The technology-heavy Nasdaq-100 stock index has gotten off to a red-hot start to 2023 -- it's up by 21% so far. That might come as a surprise to many investors owning stock in some of its components, who endured a miserable 2022 during which that index plunged by 33%. It's still more than 20% below its peak.

But since 1986, the Nasdaq-100 has almost never declined for two years in a row. In fact, the only times that consecutive declines happened were during the dot-com crash from 2000 to 2002. Every other time it has suffered a down year, it has bounced back with a positive return the following year.

That's good news for investors in more ways than one. Excluding the dot-com bust period, the Nasdaq-100 has delivered an average return of 52% in the year after a loss. Based on the index's return in 2023 so far, there could be a further 31% worth of upside in the cards.

If the rest of this year does bring more gains, here's why Netflix (NFLX -1.03%) and Palo Alto Networks (PANW 1.03%) could be among the biggest winners. 

1. Netflix

Plenty of companies claim to be disruptors, but few can say they triggered a paradigm shift in the way their customers behave. Netflix falls into the latter category without a doubt. After making physical DVD rentals more convenient by using the internet in 1997, it launched its streaming service a decade later, which has entirely reshaped the way people consume video content

Netflix's success triggered an avalanche of competition. There are more than 60 streaming services with at least 1 million subscribers today. Almost every media company with a valuable catalog of movies or television shows has set up its own platform, including Disney and Amazon, but none have been able to topple Netflix's dominance -- it has amassed 231 million subscribers to date.

In an effort to broaden its reach, Netflix launched a cheaper ad-supported subscription tier toward the end of 2022. According to Bloomberg, that option has already attracted 1 million signups, and it's now responsible for about 20% of new customer acquisitions in the U.S.

In other words, Netflix is finding growth in a geographic market many analysts thought was saturated. But Netflix management believes there are still plenty of opportunities to expand because the service still accounts for less than 10% of television screen time in mature countries like the U.S. and the United Kingdom. In many of its emerging markets like Brazil and Mexico, it represents under 5% of television time.

Netflix generated revenue of $31.6 billion in 2022, and it has achieved one thing no other stand-alone streaming service has: profitability. It earned $4.5 billion on the bottom line last year, giving it more flexibility than its competitors to shuffle its content catalog without financial pressure during this tough economic climate. 

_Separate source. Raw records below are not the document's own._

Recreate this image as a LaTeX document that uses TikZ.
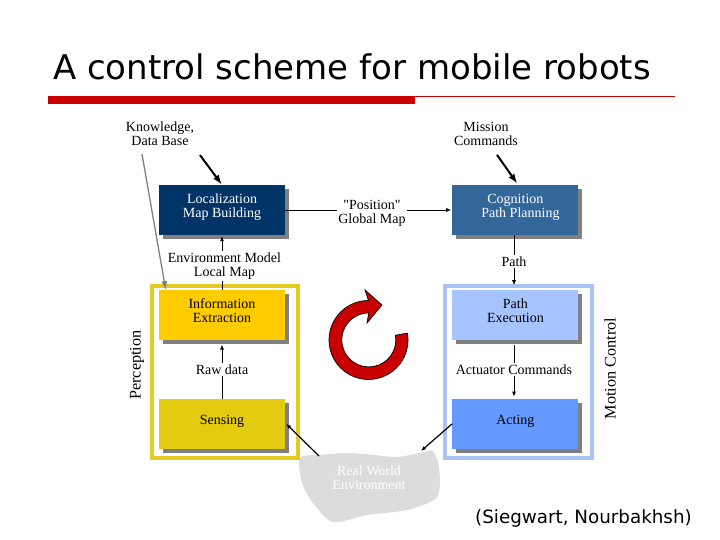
\documentclass[tikz,border=0pt]{standalone}
\usepackage{fontspec}
\setmainfont{Liberation Serif}
\newfontfamily\titlefont{DejaVu Sans}
\newfontfamily\quotefont{Liberation Serif}
\usepackage{xcolor}
\usetikzlibrary{arrows.meta,positioning,fit,shadows}
\definecolor{rbnavy}{HTML}{003366}
\definecolor{rbsteel}{HTML}{336699}
\definecolor{rbgold}{HTML}{FFCC00}
\definecolor{rbmustard}{HTML}{E3CC0F}
\definecolor{rbpale}{HTML}{A6C4FF}
\definecolor{rbblue}{HTML}{6699FF}
\definecolor{rbframe}{HTML}{A9C4F2}
\definecolor{rbyframe}{HTML}{E3CC22}
\definecolor{rbred}{HTML}{C80000}
\definecolor{rbcloud}{HTML}{DCDCDC}

\begin{document}
\begin{tikzpicture}[
  x=1bp,y=1bp,
  every node/.style={font=\fontsize{14bp}{14bp}\selectfont},
  block/.style={rectangle,minimum width=126bp,minimum height=50bp,align=center,
                inner sep=0pt,text depth=9bp,
                drop shadow={shadow xshift=4bp,shadow yshift=-4bp,fill=black!50,opacity=1}},
  lab/.style={align=center,inner sep=1bp},
  sidelab/.style={rotate=90,font=\fontsize{16.2bp}{17bp}\selectfont,inner sep=0pt},
  wrapper/.style={draw,line width=4bp,inner xsep=10bp,inner ysep=6.5bp,xshift=3bp,yshift=-2.5bp},
  flow/.style={-{Latex[length=5bp,width=4bp]},line width=0.8bp},
  plain/.style={line width=0.8bp},
  heavy/.style={-{Latex[length=10bp,width=7bp]},line width=2bp}
]
\useasboundingbox (0,0) rectangle (720,540);

%% ---- title ----
\node[anchor=base west,inner sep=0pt,font=\titlefont\fontsize{34bp}{36bp}\selectfont] (title) at (53,460) {A control scheme for mobile robots};
\fill[rbred] (48,436) rectangle (415,444);
\draw[rbred,line width=0.7bp] (415,444) -- (675,444);

%% ---- cloud ----
\fill[rbcloud] plot[smooth cycle,tension=0.5] coordinates {(300,82) (320,85) (347,87) (375,85) (397,83)
  (425,88) (433,89) (439,73) (437,43) (407,30) (367,25) (333,18) (313,37) (302,57)};

%% ---- upper row ----
\node[block,fill=rbnavy,text=white] (loc) at (222,330) {Localization\\ Map Building};
\node[block,right=167bp of loc,fill=rbsteel,text=white] (cog) {Cognition\\ \hspace*{10bp}Path Planning};

%% ---- perception column ----
\node[block,below=55bp of loc,fill=rbgold] (info) {Information\\ Extraction};
\node[block,below=58bp of info,fill=rbmustard,text depth=7bp] (sens) {Sensing};

%% ---- motion column ----
\node[block,below=55bp of cog,fill=rbpale] (exec) {Path\\ Execution};
\node[block,below=58bp of exec,fill=rbblue,text depth=7bp] (act) {Acting};

%% ---- labels ----
\node[lab] (know) at (160,406) {Knowledge,\\ Data Base};
\node[lab] (miss) at (486,406) {Mission\\ Commands};
\node[lab] (pos) at (372,326.5) {{\quotefont "Position"}\\ Global Map};
\node[lab] (env) at (224.5,274) {Environment Model\\ Local Map};
\node[lab] (path) at (514,278.5) {Path};
\node[lab] (raw) at (222,170.5) {Raw data};
\node[lab] (cmd) at (514,170.5) {Actuator Commands};
\node[lab,text=white] (world) at (369,62) {Real World\\ Environment};
\node[anchor=base west,inner sep=0pt,font=\titlefont\fontsize{18.3bp}{20bp}\selectfont] (cite) at (475,16) {(Siegwart, Nourbakhsh)};

%% ---- frames ----
\node[wrapper,draw=rbyframe,fit=(info)(sens)] (percbox) {};
\node[wrapper,draw=rbframe,fit=(exec)(act)] (motbox) {};
\node[sidelab] (perc) at (137,175) {Perception};
\node[sidelab] (mot) at (610,171.5) {Motion Control};

%% ---- arrows ----
\draw[heavy] ([xshift=40bp,yshift=-8bp]know.south) -- ([xshift=0bp]loc.north);
\draw[heavy] ([xshift=11bp,yshift=-8bp]miss.south) -- ([xshift=2bp,yshift=1bp]cog.north);
\draw[-{Latex[length=9bp,width=6bp]},line width=1.3bp,draw=black!50] ([xshift=-18bp,yshift=-7bp]know.south) -- ([xshift=7bp]info.north west);
\draw[plain] (loc.east) -- (pos.west |- loc.east);
\draw[flow] (pos.east |- cog.west) -- ([xshift=-1bp]cog.west);
\draw[flow] (env.north -| loc.south) -- ([yshift=-1bp]loc.south);
\draw[plain] (info.north) -- (env.south -| info.north);
\draw[plain] (path.north |- cog.south) -- (path.north);
\draw[flow] (path.south) -- ([yshift=5bp]path.south |- exec.north);
\draw[plain] (sens.north) -- (raw.south);
\draw[flow] (raw.north) -- ([yshift=-4bp]info.south);
\draw[plain] ([yshift=-4bp]cmd.north |- exec.south) -- (cmd.north);
\draw[flow] (cmd.south) -- ([yshift=2bp]cmd.south |- act.north);
\coordinate (wl) at (319,84);
\coordinate (wr) at (421,89);
\draw[flow,line width=1.2bp] (wl) -- ([xshift=1bp]sens.east);
\draw[flow,line width=1.2bp] (act.west) -- (wr);

%% ---- cycle arrow ----
\draw[fill=rbred,line width=0.7bp] (368.5,239.5) arc[start angle=90,end angle=370,radius=39.5bp]
  -- ++(-12,-2.1) arc[start angle=370,end angle=90,radius=27bp]
  -- (367,217) -- (382,235) -- (365,250) -- cycle;

\end{tikzpicture}
\end{document}
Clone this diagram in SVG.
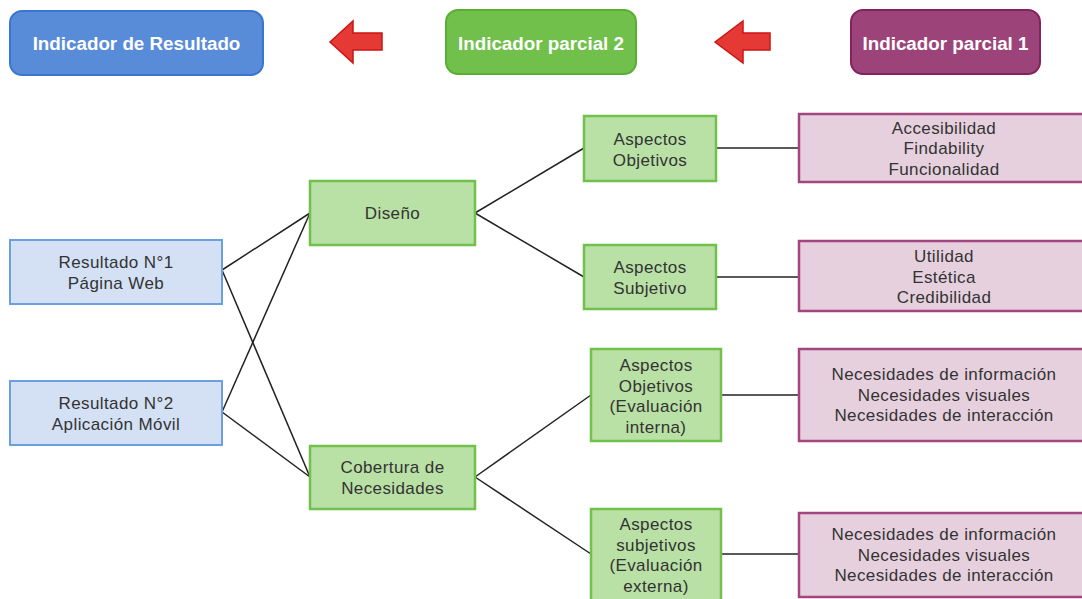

Netflix stock remains 50% below its all-time high despite a 17% gain thus far in 2023. With the help of a broader market rebound and continued subscriber growth, its stock might have plenty more upside this year. 

2. Palo Alto Networks

The cybersecurity industry in general is set up for growth because organizations are more reliant than ever on cloud computing technology. As they continue to digitize their businesses, their attack surfaces are growing larger, and they're becoming more vulnerable to threats that could originate from anywhere in the world. That's why, according to a 2022 survey by Morgan Stanley, cybersecurity is the IT expense companies that companies are least likely to cut if a recession occurs.

Palo Alto Networks is one of the leading cybersecurity providers, particularly for large, complex organizations. It stopped reporting a breakdown of its customer base in its fiscal 2023 second quarter (which ended Jan. 31), but in the previous quarter, it had 1,262 customers spending at least $1 million per year on its cybersecurity services. What Palo Alto did tell us in its latest quarterly report, though, is that the number of deals it did worth $1 million or more jumped 19% year over year. Plus, the number of deals it closed in the $10 million category soared by a whopping 144%.

The company is popular because of the breadth of its solutions across the cloud, security operations, and identity (zero trust). It's a one-stop shop, no matter the client's requirements. In fact, it had 35 new major product releases in the first half of its fiscal 2023 alone, up 59% year over year. And over the last 12 months, it has invested $1 billion in its innovation pipeline -- five times more than some of its key competitors.

Palo Alto is on a roll from a financial perspective. In fiscal Q2, it reported a 39% year-over-year increase in its remaining performance obligations (RPOs), which was a growth acceleration from fiscal Q1. That pipeline of future revenue is now worth $8.8 billion. Simply put, despite a tough economic climate, Palo Alto is shifting into a higher gear when it comes to growth.

It should be no surprise, then, that Palo Alto stock has jumped 44% in 2023, more than doubling the year-to-date return of the Nasdaq-100. And if the index continues to soar, there's plenty of scope for Palo Alto stock to move higher along with it.